The legislation would require the city administrator to provide design and cost estimates for any development or redevelopment of roadway, street, public facility and other public capital improvement projects. It also would give council flexibility in considering alternatives to burying the lines. The cost to install power lines underground varies, taking into consideration the length of the roadway and the voltage involved.
"The burying of utility lines on new and major reconstruction projects will cost additional dollars and it is expensive," Berry noted in earlier statements. "The safety and aesthetic benefits to our community well out weigh the cost."
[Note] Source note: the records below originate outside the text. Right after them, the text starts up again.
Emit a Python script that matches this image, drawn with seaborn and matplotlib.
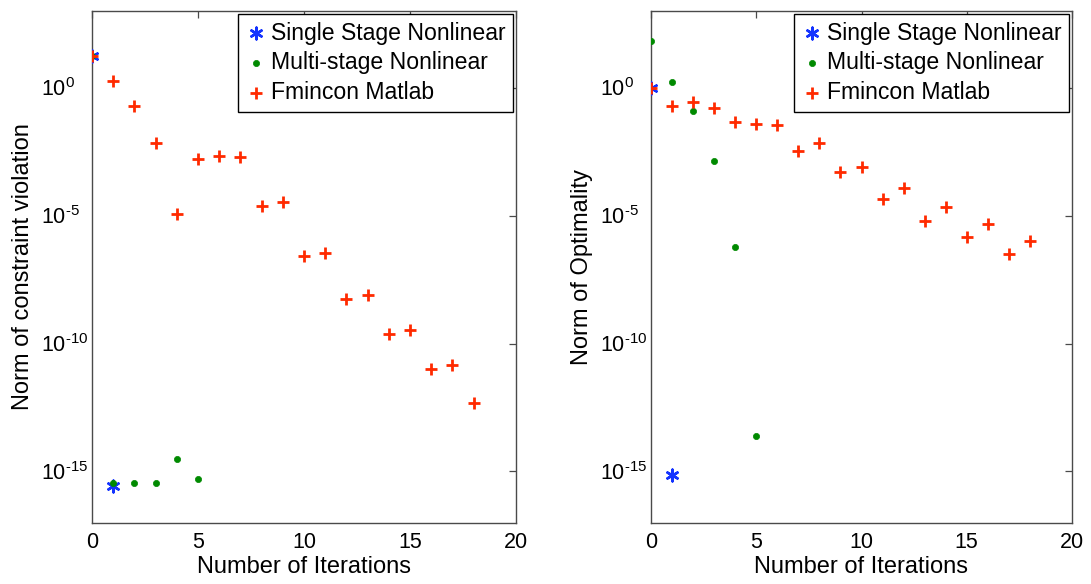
import numpy as np
import pandas as pd
import matplotlib
matplotlib.use("Agg")
import matplotlib.pyplot as plt
import seaborn as sns
from matplotlib.ticker import NullLocator, FixedLocator, FuncFormatter

# ---------------- data ----------------
iters_fmincon = list(range(19))
left_single_x = [0, 1]
left_single_y = [16.6, 2.7e-16]
left_multi_x = [0, 1, 2, 3, 4, 5]
left_multi_y = [16.6, 3.6e-16, 3.6e-16, 3.6e-16, 2.95e-15, 5.2e-16]
left_fmincon_y = [16.6, 1.74, 0.19, 6.5e-3, 1.15e-5, 1.66e-3, 2.2e-3, 2.0e-3,
                  2.4e-5, 3.5e-5, 2.6e-7, 3.5e-7, 5.4e-9, 8.1e-9, 2.3e-10,
                  3.4e-10, 1.05e-11, 1.5e-11, 4.9e-13]

right_single_x = [0, 1]
right_single_y = [1.0, 7.2e-16]
right_multi_x = [0, 1, 2, 3, 4, 5]
right_multi_y = [68.0, 1.6, 0.126, 1.35e-3, 5.8e-7, 2.5e-14]
right_fmincon_y = [1.0, 0.186, 0.27, 0.155, 0.046, 0.037, 0.035, 3.2e-3, 6.9e-3,
                   4.9e-4, 7.6e-4, 4.6e-5, 1.15e-4, 6.3e-6, 2.1e-5, 1.5e-6,
                   4.5e-6, 3.0e-7, 9.8e-7]

labels = ["Single Stage Nonlinear", "Multi-stage Nonlinear", "Fmincon Matlab"]
xticks = [0, 5, 10, 15, 20]
yticks = [1e0, 1e-5, 1e-10, 1e-15]

# ---------------- style ----------------
sns.set_theme(style="white")
plt.rcParams["font.family"] = ["Liberation Sans", "DejaVu Sans"]
plt.rcParams["mathtext.fontset"] = "custom"
plt.rcParams["mathtext.rm"] = "Liberation Sans"
plt.rcParams["mathtext.it"] = "Liberation Sans:italic"
plt.rcParams["mathtext.bf"] = "Liberation Sans:bold"
plt.rcParams["text.color"] = "black"
plt.rcParams["axes.labelcolor"] = "black"
plt.rcParams["xtick.color"] = "black"
plt.rcParams["ytick.color"] = "black"

BLUE = "#1433ff"
GREEN = "#008a00"
RED = "#ff2a00"
SPINE = "#4a4a4a"


def fmt_pow(v, pos):
    e = int(round(np.log10(v)))
    return r"$10^{\text{%d}}$" % e


fig = plt.figure(figsize=(10.91, 5.84), dpi=100)
ax1 = fig.add_axes([92 / 1091, 61.3 / 584, 424 / 1091, 512 / 584])
ax2 = fig.add_axes([651 / 1091, 61.3 / 584, 421 / 1091, 512 / 584])


def draw(ax, sx, sy, mx, my, fy, ylabel):
    sns.scatterplot(x=sx, y=sy, ax=ax, marker=(6, 2, 0), s=70, color=BLUE,
                    linewidth=1.8, label=labels[0], zorder=3)
    sns.scatterplot(x=mx, y=my, ax=ax, marker="o", s=20, color=GREEN,
                    edgecolor=GREEN, linewidth=0.5, label=labels[1], zorder=4)
    sns.scatterplot(x=iters_fmincon, y=fy, ax=ax, marker="+", s=80, color=RED,
                    linewidth=2.0, label=labels[2], zorder=5)
    ax.set_yscale("log")
    ax.set_xlim(0, 20)
    ax.set_ylim(1e-17, 1e3)
    ax.xaxis.set_major_locator(FixedLocator(xticks))
    ax.yaxis.set_major_locator(FixedLocator(yticks))
    ax.yaxis.set_minor_locator(NullLocator())
    ax.yaxis.set_major_formatter(FuncFormatter(fmt_pow))
    ax.tick_params(direction="in", top=True, right=True, length=5, width=0.9,
                   color=SPINE, labelsize=15.5, labelcolor="black")
    ax.tick_params(axis="x", pad=7)
    ax.tick_params(axis="y", pad=36.5)
    for sp in ax.spines.values():
        sp.set_color(SPINE)
        sp.set_linewidth(1.0)
    ax.set_xlabel("Number of Iterations", fontsize=17, labelpad=2, color="black")
    ax.set_ylabel(ylabel, fontsize=17, labelpad=5, color="black")
    leg = ax.legend(loc="upper right", fontsize=16.6, frameon=True, fancybox=False,
                    edgecolor="black", framealpha=1, borderpad=0.32,
                    labelspacing=0.3, handlelength=0.9, handletextpad=0.18,
                    borderaxespad=0.15)
    leg.get_frame().set_linewidth(1.0)
    for t in leg.get_texts():
        t.set_color("black")


draw(ax1, left_single_x, left_single_y, left_multi_x, left_multi_y,
     left_fmincon_y, "Norm of constraint violation")
draw(ax2, right_single_x, right_single_y, right_multi_x, right_multi_y,
     right_fmincon_y, "Norm of Optimality")

for ax in (ax1, ax2):
    for lab in ax.yaxis.get_majorticklabels():
        lab.set_horizontalalignment("left")

fig.savefig("out.png", dpi=100)
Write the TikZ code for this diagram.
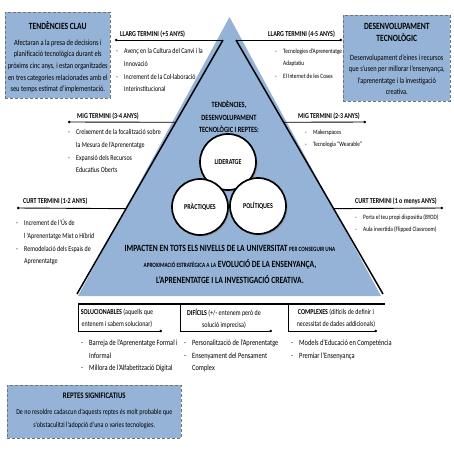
\documentclass[tikz,border=0pt]{standalone}
\usepackage{fontspec}
\setmainfont{Carlito}[FakeStretch=0.8]
\usetikzlibrary{arrows.meta,positioning,shadows}

\definecolor{steel}{RGB}{149,179,215}
\newcommand{\itm}{\makebox[8pt][l]{-}}
\newcommand{\ind}{\hspace*{8pt}}
\newcommand{\fsz}[2]{\fontsize{#1}{#2}\selectfont}

\begin{document}
\begin{tikzpicture}[
  x=1pt,y=-1pt,
  infobox/.style={rectangle,draw=black!55,densely dashed,line width=0.6pt,fill=steel,inner sep=0pt},
  boxtitle/.style={font=\fsz{9.5}{12.5}\bfseries,align=center,inner sep=0pt},
  boxtext/.style={font=\fsz{8}{11.6},align=center,inner sep=0pt},
  term/.style={font=\fsz{7.5}{9}\bfseries,inner sep=0pt,anchor=base west},
  items/.style={font=\fsz{7.5}{12.8},align=left,inner sep=0pt,anchor=north west},
  ritems/.style={items,font=\fsz{6.6}{12.6}},
  termline/.style={line width=0.9pt,-{Circle[length=2.4pt]}},
  edge/.style={line width=1.5pt},
  ring/.style={circle,draw=black,line width=1.7pt,fill=white,minimum size=56pt,inner sep=0pt,
    font=\fsz{7.5}{9}\bfseries,drop shadow={shadow xshift=1.5pt,shadow yshift=-1.5pt}},
  colhead/.style={font=\fsz{7.5}{11.5},align=center,inner sep=0pt,anchor=north},
  bigline/.style={font=\fsz{9.5}{11}\bfseries,inner sep=0pt,anchor=base}
]
\useasboundingbox (0,0) rectangle (453,453);

% triangle
\coordinate (apex) at (229.5,17);
\coordinate (bl) at (78,296);
\coordinate (br) at (381,296);
\fill[steel] (apex) -- (bl) -- (br) -- cycle;
\coordinate (llL-a) at (223,40);
\coordinate (llR-a) at (236,40);
\coordinate (eL) at (77,294);
\coordinate (eR) at (383,294);
\path (llL-a) -- (eL) coordinate[pos=0.324] (migL-a) coordinate[pos=0.664] (curtL-a);
\path (llR-a) -- (eR) coordinate[pos=0.324] (migR-a) coordinate[pos=0.664] (curtR-a);
\draw[edge] (llL-a) -- (eL);
\draw[edge] (llR-a) -- (eR);

% terms, left side
\coordinate (llL-b) at (115,40);
\coordinate (migL-b) at (68,122);
\coordinate (curtL-b) at (17,208);
\draw[termline] (llL-a) -- (llL-b);
\draw[termline] (migL-a) -- (migL-b);
\draw[termline] (curtL-a) -- (curtL-b);
\node[term] (llL) at (120,36) {LLARG TERMINI (+5 ANYS)};
\node[items] (llL-i) at (116,48) {\itm Avenç en la Cultura del Canvi i la\\\ind Innovació\\\itm Increment de la Col·laboració\\\ind Interinstitucional};
\node[term] (migL) at (77,118) {MIG TERMINI (3-4 ANYS)};
\node[items] (migL-i) at (68,129) {\itm Creixement de la focalització sobre\\\ind la Mesura de l'Aprenentatge\\\itm Expansió dels Recursos\\\ind Educatius Oberts};
\node[term] (curtL) at (23,203) {CURT TERMINI (1-2 ANYS)};
\node[items] (curtL-i) at (16,219) {\itm Increment de l'Ús de\\\ind l 'Aprenentatge Mixt o Híbrid\\\itm Remodelació dels Espais de\\\ind Aprenentatge};

% terms, right side
\coordinate (llR-b) at (342,40);
\coordinate (migR-b) at (366,122);
\coordinate (curtR-b) at (443,208);
\draw[termline] (llR-a) -- (llR-b);
\draw[termline] (migR-a) -- (migR-b);
\draw[termline] (curtR-a) -- (curtR-b);
\node[term] (llR) at (268,36) {LLARG TERMINI (4-5 ANYS)};
\node[ritems] (llR-i) at (275,48.5) {\itm Tecnologies d'Aprenentatge\\\ind Adaptatiu\\\itm El Internet de les Coses};
\node[term] (migR) at (298,118) {MIG TERMINI (2-3 ANYS)};
\node[ritems] (migR-i) at (305,129.5) {\itm Makerspaces\\\itm Tecnologia “Wearable”};
\node[term] (curtR) at (355,203) {CURT TERMINI (1 o menys ANYS)};
\node[ritems] (curtR-i) at (355,214) {\itm Porta el teu propi dispositiu (BYOD)\\\itm Aula invertida (Flipped Classroom)};

% inside the triangle
\node[font=\fsz{8}{12.5}\bfseries,align=center,inner sep=0pt,anchor=north] (tritit) at (229,101)
  {TENDÈNCIES,\\DESENVOLUPAMENT\\TECNOLÒGIC I REPTES:};
\node[ring] (lid) at (228,162) {LIDERATGE};
\node[ring] (pra) at (200,207) {PRÀCTIQUES};
\node[ring] (pol) at (258,206) {POLÍTIQUES};
\node[bigline] (imp1) at (230,251) {IMPACTEN EN TOTS ELS NIVELLS DE LA UNIVERSITAT {\fsz{6.5}{8}PER CONSEGUIR UNA}};
\node[bigline] (imp2) at (230,267) {{\fsz{6.5}{8}APROXIMACIÓ ESTRATÈGICA A LA} EVOLUCIÓ DE LA ENSENYANÇA,};
\node[bigline] (imp3) at (230,283) {L'APRENENTATGE I LA INVESTIGACIÓ CREATIVA.};

% challenges
\coordinate (tbl-l) at (78,304);
\coordinate (tbl-r) at (385,304);
\draw[edge] (tbl-l) -- (tbl-r);
\foreach \c/\xa/\xb in {sol/78/162,dif/180/272,com/288/377}{
  \coordinate (\c-top) at (\xa,304);
  \coordinate (\c-end) at (\xb,331);
  \draw[termline] (\c-top) |- (\c-end);
}
\node[colhead] (sol-h) at (117,309) {\textbf{SOLUCIONABLES} (aquells que\\entenem i sabem solucionar)};
\node[colhead] (dif-h) at (224,309) {\textbf{DIFÍCILS} (+/- entenem però de\\solució imprecisa)};
\node[colhead] (com-h) at (336,309) {\textbf{COMPLEXES} (difícils de definir i\\necessitat de dades addicionals)};
\node[items,font=\fsz{8}{12.3}] (sol-i) at (81,340) {\itm Barreja de l'Aprenentatge Formal i\\\ind Informal\\\itm Millora de l'Alfabetització Digital};
\node[items,font=\fsz{8}{12.3}] (dif-i) at (184,340) {\itm Personalització de l'Aprenentatge\\\itm Ensenyament del Pensament\\\ind Complex};
\node[items,font=\fsz{8}{12.3}] (com-i) at (291,340) {\itm Models d'Educació en Competència\\\itm Premiar l'Ensenyança};

% boxes
\node[infobox,minimum width=105pt,minimum height=86pt,anchor=north west] (tenbox) at (5,12) {};
\node[boxtitle,below=9pt of tenbox.north] (tentit) {TENDÈNCIES CLAU};
\node[boxtext,below=10pt of tentit] (tentxt) {Afectaran a la presa de decisions i\\planificació tecnològica durant els\\pròxims cinc anys, i estan organitzades\\en tres categories relacionades amb el\\seu temps estimat d'implementació.};

\node[infobox,minimum width=107pt,minimum height=86pt,anchor=north west] (desbox) at (343,15) {};
\node[boxtitle,below=8pt of desbox.north] (destit) {DESENVOLUPAMENT\\TECNOLÒGIC};
\node[boxtext,below=12pt of destit] (destxt) {Desenvolupament d'eines i recursos\\que s'usen per millorar l'ensenyança,\\l'aprenentatge i la investigació\\creativa.};

\node[infobox,minimum width=174pt,minimum height=53pt,anchor=north west] (repbox) at (7,385) {};
\node[boxtitle,font=\fsz{8.5}{11}\bfseries,below=8pt of repbox.north] (reptit) {REPTES SIGNIFICATIUS};
\node[boxtext,font=\fsz{7.6}{12.5},below=10pt of reptit] (reptxt) {De no resoldre cadascun d'aquests reptes és molt probable que\\s'obstaculitzi l'adopció d'una o varies tecnologies.};
\end{tikzpicture}
\end{document}
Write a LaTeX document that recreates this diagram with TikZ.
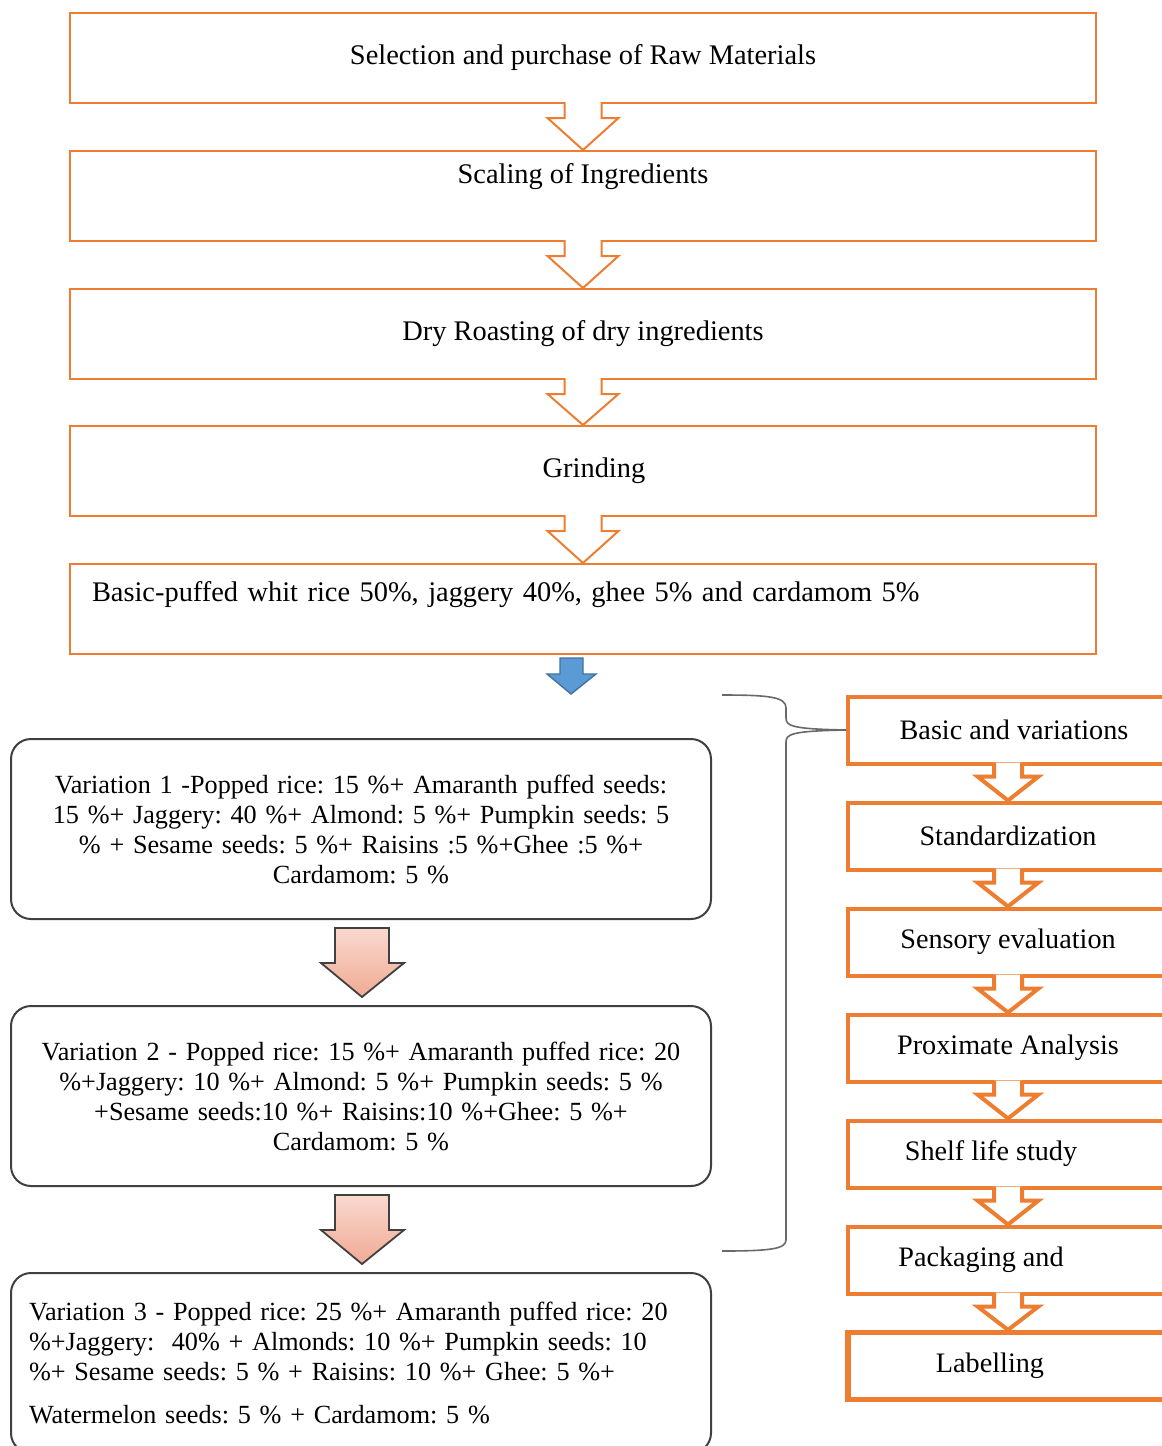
\documentclass[tikz,border=0pt]{standalone}
\usepackage{fontspec}
\setmainfont{Liberation Serif}
\usetikzlibrary{calc}
\definecolor{ssOrange}{RGB}{237,125,49}
\definecolor{ssDark}{RGB}{64,64,64}
\definecolor{ssGrey}{RGB}{105,105,105}
\definecolor{ssBlue}{RGB}{91,155,213}
\definecolor{ssBlueLine}{RGB}{65,113,156}
\definecolor{ssPink}{RGB}{241,170,148}
\frenchspacing

\begin{document}
\begin{tikzpicture}[x=0.5pt, y=-0.5pt,
    stepbox/.style={draw=ssOrange, line width=1pt, minimum width=513pt,
      minimum height=45pt, inner sep=0pt, font=\fontsize{14.2pt}{17pt}\selectfont},
    sidebox/.style={draw=ssOrange, line width=2pt, minimum width=160pt,
      minimum height=33.5pt, inner sep=0pt, font=\fontsize{14.1pt}{17pt}\selectfont},
    varbox/.style={draw=ssDark, line width=1pt, rounded corners=10pt,
      minimum width=350pt, minimum height=90pt, text width=332pt, inner xsep=9pt,
      font=\fontsize{13.1pt}{15pt}\selectfont},
    hollow/.style={draw=ssOrange, fill=white, line join=miter},
    bluearrow/.style={draw=ssBlueLine, fill=ssBlue, line width=0.7pt, line join=miter},
    pinkarrow/.style={draw=ssDark, top color=ssPink!45!white, bottom color=ssPink,
      line width=0.9pt, line join=miter},
    bracket/.style={draw=ssGrey, line width=0.8pt}]
  \useasboundingbox (0,0) rectangle (1162,1446);

  % main steps
  \node[stepbox] (b1) at (583,58) {Selection and purchase of Raw Materials};
  \node[stepbox, text depth=23pt] (b2) at (583,196) {Scaling of Ingredients};
  \node[stepbox] (b3) at (583,334) {Dry Roasting of dry ingredients};
  \node[stepbox] (b4) at (583,471) {\hspace*{11pt}Grinding};
  \node[stepbox, text width=491pt, inner xsep=11pt, align=left, text depth=18pt] (b5)
    at (583,609) {Basic-puffed whit rice 50\%, jaggery 40\%, ghee 5\% and cardamom 5\%};
  \foreach \a/\b in {b1/b2, b2/b3, b3/b4, b4/b5}
    \draw[hollow, line width=1pt] ($(\a.south)+(-18.5,-2)$) -- ($(\a.south)+(-18.5,14)$)
      -- ($(\a.south)+(-35.5,14)$) -- (\b.north) -- ($(\a.south)+(35.5,14)$)
      -- ($(\a.south)+(18.5,14)$) -- ($(\a.south)+(18.5,-2)$);

  % down to the variations
  \draw[bluearrow] ($(b5.south)+(-23,3)$) -- ($(b5.south)+(0,3)$) -- ($(b5.south)+(0,19)$)
    -- ($(b5.south)+(13,19)$) -- ($(b5.south)+(-12,39)$) -- ($(b5.south)+(-36,19)$)
    -- ($(b5.south)+(-23,19)$) -- cycle;

  % variations
  \node[varbox, align=center] (v1) at (361,829)
    {Variation 1 -Popped rice: 15 \%+ Amaranth puffed seeds:\\
     15 \%+ Jaggery: 40 \%+ Almond: 5 \%+ Pumpkin seeds: 5\\
     \% + Sesame seeds: 5 \%+ Raisins :5 \%+Ghee :5 \%+\\
     Cardamom: 5 \%};
  \node[varbox, align=center] (v2) at (361,1096)
    {Variation 2 - Popped rice: 15 \%+ Amaranth puffed rice: 20\\
     \%+Jaggery: 10 \%+ Almond: 5 \%+ Pumpkin seeds: 5 \%\\
     +Sesame seeds:10 \%+ Raisins:10 \%+Ghee: 5 \%+\\
     Cardamom: 5 \%};
  \node[varbox, align=left] (v3) at (361,1363)
    {Variation 3 - Popped rice: 25 \%+ Amaranth puffed rice: 20\\
     \%+Jaggery:\ \ 40\% + Almonds: 10 \%+ Pumpkin seeds: 10\\
     \%+ Sesame seeds: 5 \% + Raisins: 10 \%+ Ghee: 5 \%+\\[6.5pt]
     Watermelon seeds: 5 \% + Cardamom: 5 \%};
  \foreach \a/\b in {v1/v2, v2/v3}
    \draw[pinkarrow] ($(\a.south)+(-26,8)$) -- ($(\a.south)+(28,8)$) -- ($(\a.south)+(28,43)$)
      -- ($(\a.south)+(43,43)$) -- ($(\b.north)+(1,-8)$) -- ($(\a.south)+(-40,43)$)
      -- ($(\a.south)+(-26,43)$) -- cycle;

  % evaluation steps
  \node[sidebox] (r1) at (1008,730) {\hspace*{6pt}Basic and variations};
  \node[sidebox] (r2) at (1008,836) {Standardization};
  \node[sidebox] (r3) at (1008,942) {Sensory evaluation};
  \node[sidebox] (r4) at (1008,1048) {Proximate Analysis};
  \node[sidebox] (r5) at (1008,1154) {Shelf life study\hspace*{17pt}};
  \node[sidebox] (r6) at (1008,1260) {Packaging and\hspace*{27pt}};
  \node[sidebox, line width=2.6pt] (r7) at (1008,1366) {Labelling\hspace*{18pt}};
  \foreach \a/\b in {r1/r2, r2/r3, r3/r4, r4/r5, r5/r6, r6/r7}
    \draw[hollow, line width=2pt] ($(\a.south)+(-14,-3)$) -- ($(\a.south)+(-14,11)$)
      -- ($(\a.south)+(-30.5,11)$) -- (\b.north) -- ($(\a.south)+(30.5,11)$)
      -- ($(\a.south)+(14,11)$) -- ($(\a.south)+(14,-3)$);

  % brace
  \coordinate (brtop) at (722,695);
  \coordinate (brbot) at (722,1251);
  \draw[bracket] (brtop) .. controls (770,695) and (786,697) .. (786,708) -- (786,718)
    .. controls (786,726) and (792,729) .. (r1.west);
  \draw[bracket] (r1.west) .. controls (792,731) and (786,734) .. (786,742) -- (786,1240)
    .. controls (786,1249) and (770,1251) .. (brbot);
\end{tikzpicture}
\end{document}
"As I look down Hoover, White, Broadway, Stringtown, Orders, and the soon-to-be steel towers on the new 665, it makes me sick. The residents and businesses of this city deserve better," Berry remarked.
The proposed resolution to adopt an underground utilities policy is not a mandate. Council would just have to make a point to consider it. Council President Richard Lester said he thought the city already did that while considering new projects. Klemack-McGraw and Berry would like written legislation.
There is no word at this time as to when council will put the resolution back on the table.
In other news:
•A few Grove City parks got some attention at the council meeting. Council approved an ordinance to appropriate $24,000 from the recreation development fund for improvements at Fryer Park/Discovery Frontier. This money will be used to add security cameras at Discovery Frontier. It also includes drainage work in the parking area near the softball diamonds.
Council rejected an ordinance, with a 3-2 vote, to appropriate $40,400 from the recreation development fund for improvements to the Grove City Skate Park. The skate park opened in December 2006 and it is a popular spot in the area. The money was going to be used to add bleachers and a shade structure to the park. It would have also paid for the installation of security cameras, a drinking fountain and concrete curbing. Councilman Richard "Ike" Stage, Klemack-McGraw and Berry voted against the ordinance.
"This park has some of the same issues as our other parks," said Stage. "I would rather have a plan in place that would address all the parks."
Lester and Councilman Larry Corbin voted in favor of the improvements. Lester noted that he spoke with four adults who came from Cleveland just to check out the skate park.
"This park has amenities that are site specific and it has become a highly visited place in our city," Lester commented.
•Council passed an ordinance to move $20,000 from the general fund to purchase and install an emergency siren for the Jackpot and Stringtown roads area. The city will contract with the Franklin County Emergency Management and Homeland Security to install the siren.
•As of Sept. 5, Columbus Street will be open to two-way traffic. There was a sewer project and road construction going on that tied up traffic. Director of Service Darryl Hughes said there is still work that needs to be done but traffic will be allowed through. He said all the repairs should be finished in time for the Arts in the Alley event Sept. 15-16. Residents attending the festivities can park at the old lumberyard site, behind city hall.